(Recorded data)
>>>>

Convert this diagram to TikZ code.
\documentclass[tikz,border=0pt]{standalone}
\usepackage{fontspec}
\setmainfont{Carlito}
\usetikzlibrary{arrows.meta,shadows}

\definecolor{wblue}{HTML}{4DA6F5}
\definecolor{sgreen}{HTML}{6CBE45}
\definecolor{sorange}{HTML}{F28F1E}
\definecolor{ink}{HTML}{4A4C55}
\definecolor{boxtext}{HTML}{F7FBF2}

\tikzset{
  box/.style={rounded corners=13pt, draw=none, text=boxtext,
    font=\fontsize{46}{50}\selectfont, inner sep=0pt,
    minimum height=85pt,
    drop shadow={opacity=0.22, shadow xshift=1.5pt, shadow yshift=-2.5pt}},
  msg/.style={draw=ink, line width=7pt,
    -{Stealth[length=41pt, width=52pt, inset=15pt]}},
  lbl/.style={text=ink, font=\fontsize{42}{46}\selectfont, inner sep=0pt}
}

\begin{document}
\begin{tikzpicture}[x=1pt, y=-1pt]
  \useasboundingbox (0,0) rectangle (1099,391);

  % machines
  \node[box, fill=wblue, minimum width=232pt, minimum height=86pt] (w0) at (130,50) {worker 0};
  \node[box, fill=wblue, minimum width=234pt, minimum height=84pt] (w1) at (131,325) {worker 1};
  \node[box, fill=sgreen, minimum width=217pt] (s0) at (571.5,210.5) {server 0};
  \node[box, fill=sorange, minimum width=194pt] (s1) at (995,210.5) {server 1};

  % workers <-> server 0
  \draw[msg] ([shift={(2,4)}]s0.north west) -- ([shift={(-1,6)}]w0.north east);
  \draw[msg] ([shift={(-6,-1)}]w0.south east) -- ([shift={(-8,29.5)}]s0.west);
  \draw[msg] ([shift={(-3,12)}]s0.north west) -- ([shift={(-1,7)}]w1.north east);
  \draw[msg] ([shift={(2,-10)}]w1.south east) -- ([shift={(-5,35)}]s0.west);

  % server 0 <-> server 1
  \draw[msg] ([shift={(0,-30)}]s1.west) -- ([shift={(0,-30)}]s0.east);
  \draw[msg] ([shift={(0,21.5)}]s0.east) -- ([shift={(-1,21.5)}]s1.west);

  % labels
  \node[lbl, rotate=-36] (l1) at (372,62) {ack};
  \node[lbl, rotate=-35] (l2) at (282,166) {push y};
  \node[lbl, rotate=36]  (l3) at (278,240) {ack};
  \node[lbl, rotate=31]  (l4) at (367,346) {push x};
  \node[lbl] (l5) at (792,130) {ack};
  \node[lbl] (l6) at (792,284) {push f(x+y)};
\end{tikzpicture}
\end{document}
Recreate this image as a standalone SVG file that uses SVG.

<<<<

Job:
All lines above with "standalone" in them should be returned.

Exercise answer:
\documentclass[tikz,border=0pt]{standalone}
Recreate this image as a standalone SVG file that uses SVG.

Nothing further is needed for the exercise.